§ Work instructions:
Retype each line of the material exactly, please, skipping any picture in it.
━━ Provided material ━━
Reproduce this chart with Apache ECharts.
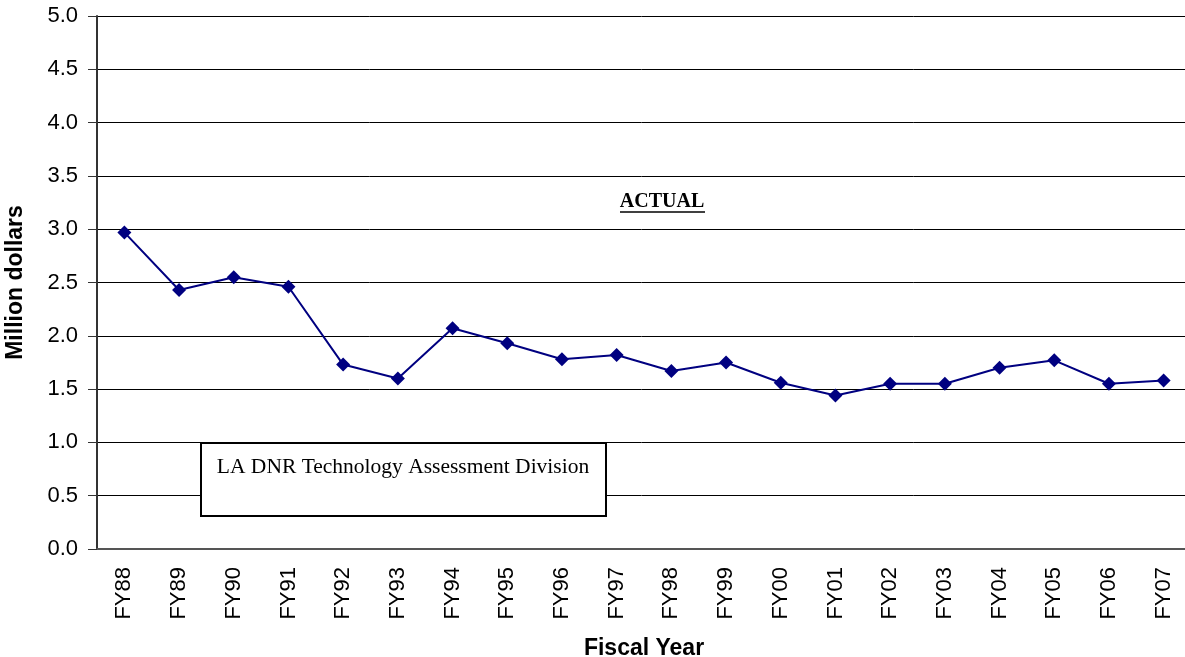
<!DOCTYPE html>
<html>
<head>
<meta charset="utf-8">
<script src="https://cdn.jsdelivr.net/npm/echarts@6/dist/echarts.min.js"></script>
<style>
  html, body { margin: 0; padding: 0; background: #fff; }
  #chart { width: 1185px; height: 657px; }
</style>
</head>
<body>
<div id="chart"></div>
<script>
// fiscal years and values (million dollars)
const years = ["FY88", "FY89", "FY90", "FY91", "FY92", "FY93", "FY94", "FY95", "FY96", "FY97",
  "FY98", "FY99", "FY00", "FY01", "FY02", "FY03", "FY04", "FY05", "FY06", "FY07"]
const actual = [2.97, 2.43, 2.55, 2.46, 1.73, 1.60, 2.07, 1.93, 1.78, 1.82,
  1.67, 1.75, 1.56, 1.44, 1.55, 1.55, 1.70, 1.77, 1.55, 1.58]

const chart = echarts.init(document.getElementById("chart"))

const option = {
  backgroundColor: "#fff",
  animation: false,
  grid: {
    left: 97,
    top: 16,
    width: 1094,
    height: 533,
    containLabel: false,
    outerBoundsMode: "none"
  },
  xAxis: {
    type: "category",
    data: years,
    name: "Fiscal Year",
    nameLocation: "middle",
    nameGap: 88,
    nameTextStyle: {
      fontFamily: "Liberation Sans",
      fontSize: 23,
      fontWeight: "bold",
      color: "#000"
    },
    axisLine: { lineStyle: { color: "#555", width: 2 } },
    axisTick: { length: 7, lineStyle: { color: "#555", width: 1 } },
    axisLabel: {
      rotate: 90,
      margin: 18,
      fontFamily: "Liberation Sans",
      fontSize: 22,
      color: "#000",
      interval: 0
    }
  },
  yAxis: {
    type: "value",
    min: 0,
    max: 5,
    interval: 0.5,
    name: "Million dollars",
    nameLocation: "middle",
    nameGap: 70,
    nameTextStyle: {
      fontFamily: "Liberation Sans",
      fontSize: 23,
      fontWeight: "bold",
      color: "#000"
    },
    axisLine: { show: true, lineStyle: { color: "#333", width: 2 } },
    axisTick: { show: true, length: 9, lineStyle: { color: "#333", width: 1 } },
    axisLabel: {
      margin: 19,
      fontFamily: "Liberation Sans",
      fontSize: 22,
      color: "#000",
      formatter: v => v.toFixed(1)
    },
    splitLine: { lineStyle: { color: "#000", width: 1 } }
  },
  series: [
    {
      name: "ACTUAL",
      type: "line",
      data: actual,
      symbol: "diamond",
      symbolSize: 14,
      itemStyle: { color: "#000080" },
      lineStyle: { color: "#000080", width: 2 }
    }
  ],
  graphic: [
    {
      type: "rect",
      shape: { x: 201, y: 443, width: 405, height: 73 },
      style: { fill: "#fff", stroke: "#000", lineWidth: 2 },
      z: 10
    },
    {
      type: "text",
      x: 403,
      y: 467,
      style: {
        text: "LA DNR Technology Assessment Division",
        fontFamily: "Liberation Serif",
        fontSize: 21.5,
        fill: "#000",
        align: "center",
        verticalAlign: "middle"
      },
      z: 11
    },
    {
      type: "text",
      x: 662,
      y: 202,
      style: {
        text: "ACTUAL",
        fontFamily: "Liberation Serif",
        fontSize: 20,
        fontWeight: "bold",
        fill: "#000",
        align: "center",
        verticalAlign: "middle"
      },
      z: 11
    },
    {
      type: "line",
      shape: { x1: 620, y1: 212, x2: 705, y2: 212 },
      style: { stroke: "#000", lineWidth: 1.5 },
      z: 11
    }
  ]
}

chart.setOption(option)
</script>
</body>
</html>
━━━
§ Solution below:
Reproduce this chart with Apache ECharts.
<!DOCTYPE html>
<html>
<head>
<meta charset="utf-8">
<script src="https://cdn.jsdelivr.net/npm/echarts@6/dist/echarts.min.js"></script>
<style>
  html, body { margin: 0; padding: 0; background: #fff; }
  #chart { width: 1185px; height: 657px; }
</style>
</head>
<body>
<div id="chart"></div>
<script>
// fiscal years and values (million dollars)
const years = ["FY88", "FY89", "FY90", "FY91", "FY92", "FY93", "FY94", "FY95", "FY96", "FY97",
  "FY98", "FY99", "FY00", "FY01", "FY02", "FY03", "FY04", "FY05", "FY06", "FY07"]
const actual = [2.97, 2.43, 2.55, 2.46, 1.73, 1.60, 2.07, 1.93, 1.78, 1.82,
  1.67, 1.75, 1.56, 1.44, 1.55, 1.55, 1.70, 1.77, 1.55, 1.58]

const chart = echarts.init(document.getElementById("chart"))

const option = {
  backgroundColor: "#fff",
  animation: false,
  grid: {
    left: 97,
    top: 16,
    width: 1094,
    height: 533,
    containLabel: false,
    outerBoundsMode: "none"
  },
  xAxis: {
    type: "category",
    data: years,
    name: "Fiscal Year",
    nameLocation: "middle",
    nameGap: 88,
    nameTextStyle: {
      fontFamily: "Liberation Sans",
      fontSize: 23,
      fontWeight: "bold",
      color: "#000"
    },
    axisLine: { lineStyle: { color: "#555", width: 2 } },
    axisTick: { length: 7, lineStyle: { color: "#555", width: 1 } },
    axisLabel: {
      rotate: 90,
      margin: 18,
      fontFamily: "Liberation Sans",
      fontSize: 22,
      color: "#000",
      interval: 0
    }
  },
  yAxis: {
    type: "value",
    min: 0,
    max: 5,
    interval: 0.5,
    name: "Million dollars",
    nameLocation: "middle",
    nameGap: 70,
    nameTextStyle: {
      fontFamily: "Liberation Sans",
      fontSize: 23,
      fontWeight: "bold",
      color: "#000"
    },
    axisLine: { show: true, lineStyle: { color: "#333", width: 2 } },
    axisTick: { show: true, length: 9, lineStyle: { color: "#333", width: 1 } },
    axisLabel: {
      margin: 19,
      fontFamily: "Liberation Sans",
      fontSize: 22,
      color: "#000",
      formatter: v => v.toFixed(1)
    },
    splitLine: { lineStyle: { color: "#000", width: 1 } }
  },
  series: [
    {
      name: "ACTUAL",
      type: "line",
      data: actual,
      symbol: "diamond",
      symbolSize: 14,
      itemStyle: { color: "#000080" },
      lineStyle: { color: "#000080", width: 2 }
    }
  ],
  graphic: [
    {
      type: "rect",
      shape: { x: 201, y: 443, width: 405, height: 73 },
      style: { fill: "#fff", stroke: "#000", lineWidth: 2 },
      z: 10
    },
    {
      type: "text",
      x: 403,
      y: 467,
      style: {
        text: "LA DNR Technology Assessment Division",
        fontFamily: "Liberation Serif",
        fontSize: 21.5,
        fill: "#000",
        align: "center",
        verticalAlign: "middle"
      },
      z: 11
    },
    {
      type: "text",
      x: 662,
      y: 202,
      style: {
        text: "ACTUAL",
        fontFamily: "Liberation Serif",
        fontSize: 20,
        fontWeight: "bold",
        fill: "#000",
        align: "center",
        verticalAlign: "middle"
      },
      z: 11
    },
    {
      type: "line",
      shape: { x1: 620, y1: 212, x2: 705, y2: 212 },
      style: { stroke: "#000", lineWidth: 1.5 },
      z: 11
    }
  ]
}

chart.setOption(option)
</script>
</body>
</html>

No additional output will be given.